AIM: Begin with the first line of the entries below and reproduce each line exactly, ending with the line that holds "const headHalf = 14.5;".

RECORDS TO USE:
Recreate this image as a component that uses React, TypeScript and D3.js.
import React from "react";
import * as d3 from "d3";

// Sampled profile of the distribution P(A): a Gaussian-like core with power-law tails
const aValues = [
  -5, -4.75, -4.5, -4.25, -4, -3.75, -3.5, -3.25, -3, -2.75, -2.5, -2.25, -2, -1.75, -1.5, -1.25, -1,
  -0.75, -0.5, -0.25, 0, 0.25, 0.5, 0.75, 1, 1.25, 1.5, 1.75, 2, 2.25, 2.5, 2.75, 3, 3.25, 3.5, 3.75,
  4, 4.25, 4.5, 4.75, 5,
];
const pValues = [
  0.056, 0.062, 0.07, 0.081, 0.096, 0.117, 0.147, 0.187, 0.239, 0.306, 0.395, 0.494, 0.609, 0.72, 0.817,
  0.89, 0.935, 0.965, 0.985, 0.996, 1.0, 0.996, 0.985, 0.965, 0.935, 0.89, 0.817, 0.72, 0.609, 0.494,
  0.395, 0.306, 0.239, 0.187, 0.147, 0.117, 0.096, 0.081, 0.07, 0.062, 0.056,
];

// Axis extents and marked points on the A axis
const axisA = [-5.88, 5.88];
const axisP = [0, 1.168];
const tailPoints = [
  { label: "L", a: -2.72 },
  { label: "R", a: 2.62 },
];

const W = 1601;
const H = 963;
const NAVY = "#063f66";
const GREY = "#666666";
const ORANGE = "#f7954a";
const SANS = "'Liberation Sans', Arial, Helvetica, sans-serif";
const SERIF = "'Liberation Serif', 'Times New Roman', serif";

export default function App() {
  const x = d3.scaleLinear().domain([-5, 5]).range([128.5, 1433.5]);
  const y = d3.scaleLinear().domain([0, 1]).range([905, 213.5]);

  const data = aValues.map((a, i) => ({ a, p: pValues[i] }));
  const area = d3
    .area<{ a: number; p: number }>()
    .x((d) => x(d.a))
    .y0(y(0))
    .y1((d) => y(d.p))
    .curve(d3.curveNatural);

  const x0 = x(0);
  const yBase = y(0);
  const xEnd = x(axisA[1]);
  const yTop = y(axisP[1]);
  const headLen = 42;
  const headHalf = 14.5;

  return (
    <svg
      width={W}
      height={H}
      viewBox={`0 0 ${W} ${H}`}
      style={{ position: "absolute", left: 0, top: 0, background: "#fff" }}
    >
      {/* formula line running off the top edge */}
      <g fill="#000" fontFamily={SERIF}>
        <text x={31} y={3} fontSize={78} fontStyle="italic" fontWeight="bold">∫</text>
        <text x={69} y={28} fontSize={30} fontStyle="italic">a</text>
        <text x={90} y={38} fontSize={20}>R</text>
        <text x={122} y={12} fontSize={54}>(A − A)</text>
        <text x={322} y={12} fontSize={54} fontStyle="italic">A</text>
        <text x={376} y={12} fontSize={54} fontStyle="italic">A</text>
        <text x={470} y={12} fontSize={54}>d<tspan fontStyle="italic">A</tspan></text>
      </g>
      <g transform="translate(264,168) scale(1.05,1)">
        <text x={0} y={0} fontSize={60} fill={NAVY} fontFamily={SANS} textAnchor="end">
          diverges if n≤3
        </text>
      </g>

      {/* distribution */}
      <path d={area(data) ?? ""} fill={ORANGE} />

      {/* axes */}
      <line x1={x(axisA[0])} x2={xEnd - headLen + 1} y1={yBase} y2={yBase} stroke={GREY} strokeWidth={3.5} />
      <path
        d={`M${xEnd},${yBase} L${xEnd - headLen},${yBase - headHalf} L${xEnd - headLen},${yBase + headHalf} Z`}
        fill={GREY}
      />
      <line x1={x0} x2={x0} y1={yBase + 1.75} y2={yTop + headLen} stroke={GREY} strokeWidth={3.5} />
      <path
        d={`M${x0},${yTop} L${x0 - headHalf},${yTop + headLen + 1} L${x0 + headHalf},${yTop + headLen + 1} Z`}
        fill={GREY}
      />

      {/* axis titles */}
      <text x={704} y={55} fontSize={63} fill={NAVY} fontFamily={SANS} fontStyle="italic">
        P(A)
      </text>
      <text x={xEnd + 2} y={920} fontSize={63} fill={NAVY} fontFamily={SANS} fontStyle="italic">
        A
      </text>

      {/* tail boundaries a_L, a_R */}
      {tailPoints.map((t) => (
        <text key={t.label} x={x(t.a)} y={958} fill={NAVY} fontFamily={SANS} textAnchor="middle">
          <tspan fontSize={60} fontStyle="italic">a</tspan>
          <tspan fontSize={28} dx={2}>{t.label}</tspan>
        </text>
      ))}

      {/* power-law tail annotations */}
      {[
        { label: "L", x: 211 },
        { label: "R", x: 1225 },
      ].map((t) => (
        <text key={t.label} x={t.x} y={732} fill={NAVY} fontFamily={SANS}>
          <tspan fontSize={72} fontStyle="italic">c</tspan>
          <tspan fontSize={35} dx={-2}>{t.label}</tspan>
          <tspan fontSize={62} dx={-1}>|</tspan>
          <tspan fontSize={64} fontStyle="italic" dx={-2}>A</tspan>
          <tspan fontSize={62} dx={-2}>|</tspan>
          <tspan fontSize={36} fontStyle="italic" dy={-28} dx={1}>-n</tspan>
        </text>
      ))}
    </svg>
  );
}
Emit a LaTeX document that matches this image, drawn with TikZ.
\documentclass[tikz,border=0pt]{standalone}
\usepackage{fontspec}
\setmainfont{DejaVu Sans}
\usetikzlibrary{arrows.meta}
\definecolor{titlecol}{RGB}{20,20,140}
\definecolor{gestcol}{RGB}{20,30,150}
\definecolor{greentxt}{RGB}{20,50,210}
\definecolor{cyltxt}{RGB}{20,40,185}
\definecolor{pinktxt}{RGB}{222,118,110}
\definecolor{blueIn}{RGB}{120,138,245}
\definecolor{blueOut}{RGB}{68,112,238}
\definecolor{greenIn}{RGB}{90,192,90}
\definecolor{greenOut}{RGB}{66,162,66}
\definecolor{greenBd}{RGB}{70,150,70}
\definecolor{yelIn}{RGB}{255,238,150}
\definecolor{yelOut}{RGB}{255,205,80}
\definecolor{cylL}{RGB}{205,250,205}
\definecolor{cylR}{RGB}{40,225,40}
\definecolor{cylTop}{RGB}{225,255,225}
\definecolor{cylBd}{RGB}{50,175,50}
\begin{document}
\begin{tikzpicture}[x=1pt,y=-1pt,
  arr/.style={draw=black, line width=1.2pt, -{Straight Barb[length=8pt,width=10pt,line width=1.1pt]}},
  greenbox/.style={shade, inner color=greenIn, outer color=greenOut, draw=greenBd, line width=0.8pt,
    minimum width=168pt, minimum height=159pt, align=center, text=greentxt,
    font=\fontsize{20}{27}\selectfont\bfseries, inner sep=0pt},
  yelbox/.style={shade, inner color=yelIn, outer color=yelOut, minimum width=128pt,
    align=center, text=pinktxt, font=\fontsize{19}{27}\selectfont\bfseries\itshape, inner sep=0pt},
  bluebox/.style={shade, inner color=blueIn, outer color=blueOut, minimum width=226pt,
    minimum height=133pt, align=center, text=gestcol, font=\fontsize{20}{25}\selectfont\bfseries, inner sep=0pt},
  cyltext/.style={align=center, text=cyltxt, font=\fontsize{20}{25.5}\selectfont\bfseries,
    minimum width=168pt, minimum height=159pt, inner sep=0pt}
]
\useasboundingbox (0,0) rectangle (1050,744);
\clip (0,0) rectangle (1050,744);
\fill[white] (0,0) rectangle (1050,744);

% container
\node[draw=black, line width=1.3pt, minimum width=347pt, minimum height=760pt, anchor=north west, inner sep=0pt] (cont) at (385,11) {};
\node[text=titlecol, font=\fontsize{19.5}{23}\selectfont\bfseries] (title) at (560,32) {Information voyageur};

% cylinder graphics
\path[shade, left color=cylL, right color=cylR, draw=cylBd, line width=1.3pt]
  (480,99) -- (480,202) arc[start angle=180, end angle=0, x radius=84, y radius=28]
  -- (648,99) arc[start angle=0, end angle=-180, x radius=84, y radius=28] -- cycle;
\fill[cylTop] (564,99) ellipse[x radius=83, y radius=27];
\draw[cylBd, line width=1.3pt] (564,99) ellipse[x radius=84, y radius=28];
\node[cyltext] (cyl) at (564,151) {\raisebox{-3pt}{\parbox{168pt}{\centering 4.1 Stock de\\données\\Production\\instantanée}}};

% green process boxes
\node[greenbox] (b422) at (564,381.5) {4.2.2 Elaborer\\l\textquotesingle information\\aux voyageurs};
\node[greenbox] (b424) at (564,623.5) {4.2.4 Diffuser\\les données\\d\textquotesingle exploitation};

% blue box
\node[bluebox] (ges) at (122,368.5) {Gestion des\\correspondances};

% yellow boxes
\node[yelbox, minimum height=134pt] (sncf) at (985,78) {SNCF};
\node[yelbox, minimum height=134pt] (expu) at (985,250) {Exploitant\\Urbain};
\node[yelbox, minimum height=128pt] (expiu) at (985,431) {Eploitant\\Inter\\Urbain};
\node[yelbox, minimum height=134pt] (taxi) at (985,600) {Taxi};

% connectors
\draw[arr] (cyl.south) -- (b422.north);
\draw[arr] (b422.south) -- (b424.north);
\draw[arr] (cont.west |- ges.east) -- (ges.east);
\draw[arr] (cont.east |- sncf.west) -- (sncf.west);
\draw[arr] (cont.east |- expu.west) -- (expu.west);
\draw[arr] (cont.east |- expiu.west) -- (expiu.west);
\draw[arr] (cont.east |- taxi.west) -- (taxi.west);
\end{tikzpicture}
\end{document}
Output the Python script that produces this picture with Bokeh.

EXERCISE ANSWER:
Recreate this image as a component that uses React, TypeScript and D3.js.
import React from "react";
import * as d3 from "d3";

// Sampled profile of the distribution P(A): a Gaussian-like core with power-law tails
const aValues = [
  -5, -4.75, -4.5, -4.25, -4, -3.75, -3.5, -3.25, -3, -2.75, -2.5, -2.25, -2, -1.75, -1.5, -1.25, -1,
  -0.75, -0.5, -0.25, 0, 0.25, 0.5, 0.75, 1, 1.25, 1.5, 1.75, 2, 2.25, 2.5, 2.75, 3, 3.25, 3.5, 3.75,
  4, 4.25, 4.5, 4.75, 5,
];
const pValues = [
  0.056, 0.062, 0.07, 0.081, 0.096, 0.117, 0.147, 0.187, 0.239, 0.306, 0.395, 0.494, 0.609, 0.72, 0.817,
  0.89, 0.935, 0.965, 0.985, 0.996, 1.0, 0.996, 0.985, 0.965, 0.935, 0.89, 0.817, 0.72, 0.609, 0.494,
  0.395, 0.306, 0.239, 0.187, 0.147, 0.117, 0.096, 0.081, 0.07, 0.062, 0.056,
];

// Axis extents and marked points on the A axis
const axisA = [-5.88, 5.88];
const axisP = [0, 1.168];
const tailPoints = [
  { label: "L", a: -2.72 },
  { label: "R", a: 2.62 },
];

const W = 1601;
const H = 963;
const NAVY = "#063f66";
const GREY = "#666666";
const ORANGE = "#f7954a";
const SANS = "'Liberation Sans', Arial, Helvetica, sans-serif";
const SERIF = "'Liberation Serif', 'Times New Roman', serif";

export default function App() {
  const x = d3.scaleLinear().domain([-5, 5]).range([128.5, 1433.5]);
  const y = d3.scaleLinear().domain([0, 1]).range([905, 213.5]);

  const data = aValues.map((a, i) => ({ a, p: pValues[i] }));
  const area = d3
    .area<{ a: number; p: number }>()
    .x((d) => x(d.a))
    .y0(y(0))
    .y1((d) => y(d.p))
    .curve(d3.curveNatural);

  const x0 = x(0);
  const yBase = y(0);
  const xEnd = x(axisA[1]);
  const yTop = y(axisP[1]);
  const headLen = 42;
  const headHalf = 14.5;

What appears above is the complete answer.